WORK REQUIRED >> Please quote exactly the opening lines of the data, from the first line to the one where "minimum width=2.9cm, minimum" appears.

SOURCE MATERIAL >>
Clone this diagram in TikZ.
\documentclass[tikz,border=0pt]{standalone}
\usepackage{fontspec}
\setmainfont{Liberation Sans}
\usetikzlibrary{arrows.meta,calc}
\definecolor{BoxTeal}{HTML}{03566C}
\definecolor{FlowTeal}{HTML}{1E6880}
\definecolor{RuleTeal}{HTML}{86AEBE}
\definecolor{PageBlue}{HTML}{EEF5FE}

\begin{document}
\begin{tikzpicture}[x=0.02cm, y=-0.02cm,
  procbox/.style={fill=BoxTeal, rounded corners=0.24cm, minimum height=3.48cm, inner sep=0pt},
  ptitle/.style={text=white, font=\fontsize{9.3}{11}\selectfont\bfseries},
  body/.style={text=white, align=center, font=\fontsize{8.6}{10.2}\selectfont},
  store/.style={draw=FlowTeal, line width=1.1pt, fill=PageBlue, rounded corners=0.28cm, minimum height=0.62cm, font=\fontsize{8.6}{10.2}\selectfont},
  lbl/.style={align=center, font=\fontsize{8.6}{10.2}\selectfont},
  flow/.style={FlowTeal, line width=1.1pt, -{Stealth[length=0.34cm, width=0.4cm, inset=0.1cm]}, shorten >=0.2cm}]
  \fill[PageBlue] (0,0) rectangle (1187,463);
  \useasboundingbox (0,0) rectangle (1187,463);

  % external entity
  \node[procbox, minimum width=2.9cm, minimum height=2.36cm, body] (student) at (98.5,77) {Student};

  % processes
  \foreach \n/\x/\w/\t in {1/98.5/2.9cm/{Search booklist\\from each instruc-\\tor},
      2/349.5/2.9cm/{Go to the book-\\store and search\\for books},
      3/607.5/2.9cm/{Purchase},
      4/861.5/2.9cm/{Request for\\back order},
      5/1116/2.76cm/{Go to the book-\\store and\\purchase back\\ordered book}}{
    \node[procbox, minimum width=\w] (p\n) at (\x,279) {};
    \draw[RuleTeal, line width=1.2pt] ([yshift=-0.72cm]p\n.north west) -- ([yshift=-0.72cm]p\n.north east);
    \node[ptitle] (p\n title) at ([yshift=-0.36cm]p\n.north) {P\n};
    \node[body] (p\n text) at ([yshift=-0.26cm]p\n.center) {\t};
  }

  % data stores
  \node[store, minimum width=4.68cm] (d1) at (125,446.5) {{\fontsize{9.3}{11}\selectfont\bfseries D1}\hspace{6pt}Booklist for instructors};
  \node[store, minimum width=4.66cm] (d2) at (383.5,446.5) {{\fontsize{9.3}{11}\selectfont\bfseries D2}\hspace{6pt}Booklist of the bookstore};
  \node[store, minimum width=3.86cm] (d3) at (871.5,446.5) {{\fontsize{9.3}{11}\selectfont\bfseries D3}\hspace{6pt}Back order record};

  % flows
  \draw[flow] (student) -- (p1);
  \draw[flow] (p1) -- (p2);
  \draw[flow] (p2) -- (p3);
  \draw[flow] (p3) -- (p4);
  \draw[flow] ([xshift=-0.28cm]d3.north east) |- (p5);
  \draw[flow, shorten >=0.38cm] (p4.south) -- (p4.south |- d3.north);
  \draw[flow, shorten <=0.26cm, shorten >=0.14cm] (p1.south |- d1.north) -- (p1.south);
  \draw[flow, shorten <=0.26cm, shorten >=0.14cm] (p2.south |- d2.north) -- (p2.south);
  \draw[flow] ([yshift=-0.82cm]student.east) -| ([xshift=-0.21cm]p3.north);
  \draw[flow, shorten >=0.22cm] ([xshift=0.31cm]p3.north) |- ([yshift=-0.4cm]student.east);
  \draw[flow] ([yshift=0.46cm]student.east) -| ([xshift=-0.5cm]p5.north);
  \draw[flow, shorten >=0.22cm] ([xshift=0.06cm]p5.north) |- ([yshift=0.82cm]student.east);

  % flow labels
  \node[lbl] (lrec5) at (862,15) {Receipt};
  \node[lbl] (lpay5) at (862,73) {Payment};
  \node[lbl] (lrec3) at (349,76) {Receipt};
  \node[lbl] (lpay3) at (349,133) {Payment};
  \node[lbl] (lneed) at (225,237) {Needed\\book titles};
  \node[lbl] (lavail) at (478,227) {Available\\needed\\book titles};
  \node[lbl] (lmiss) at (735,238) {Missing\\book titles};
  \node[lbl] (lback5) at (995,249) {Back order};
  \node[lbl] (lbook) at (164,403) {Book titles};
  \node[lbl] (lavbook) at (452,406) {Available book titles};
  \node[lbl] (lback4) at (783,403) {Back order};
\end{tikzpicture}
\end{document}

THE RESPONSE >>
Clone this diagram in TikZ.
\documentclass[tikz,border=0pt]{standalone}
\usepackage{fontspec}
\setmainfont{Liberation Sans}
\usetikzlibrary{arrows.meta,calc}
\definecolor{BoxTeal}{HTML}{03566C}
\definecolor{FlowTeal}{HTML}{1E6880}
\definecolor{RuleTeal}{HTML}{86AEBE}
\definecolor{PageBlue}{HTML}{EEF5FE}

\begin{document}
\begin{tikzpicture}[x=0.02cm, y=-0.02cm,
  procbox/.style={fill=BoxTeal, rounded corners=0.24cm, minimum height=3.48cm, inner sep=0pt},
  ptitle/.style={text=white, font=\fontsize{9.3}{11}\selectfont\bfseries},
  body/.style={text=white, align=center, font=\fontsize{8.6}{10.2}\selectfont},
  store/.style={draw=FlowTeal, line width=1.1pt, fill=PageBlue, rounded corners=0.28cm, minimum height=0.62cm, font=\fontsize{8.6}{10.2}\selectfont},
  lbl/.style={align=center, font=\fontsize{8.6}{10.2}\selectfont},
  flow/.style={FlowTeal, line width=1.1pt, -{Stealth[length=0.34cm, width=0.4cm, inset=0.1cm]}, shorten >=0.2cm}]
  \fill[PageBlue] (0,0) rectangle (1187,463);
  \useasboundingbox (0,0) rectangle (1187,463);

  % external entity
  \node[procbox, minimum width=2.9cm, minimum height=2.36cm, body] (student) at (98.5,77) {Student};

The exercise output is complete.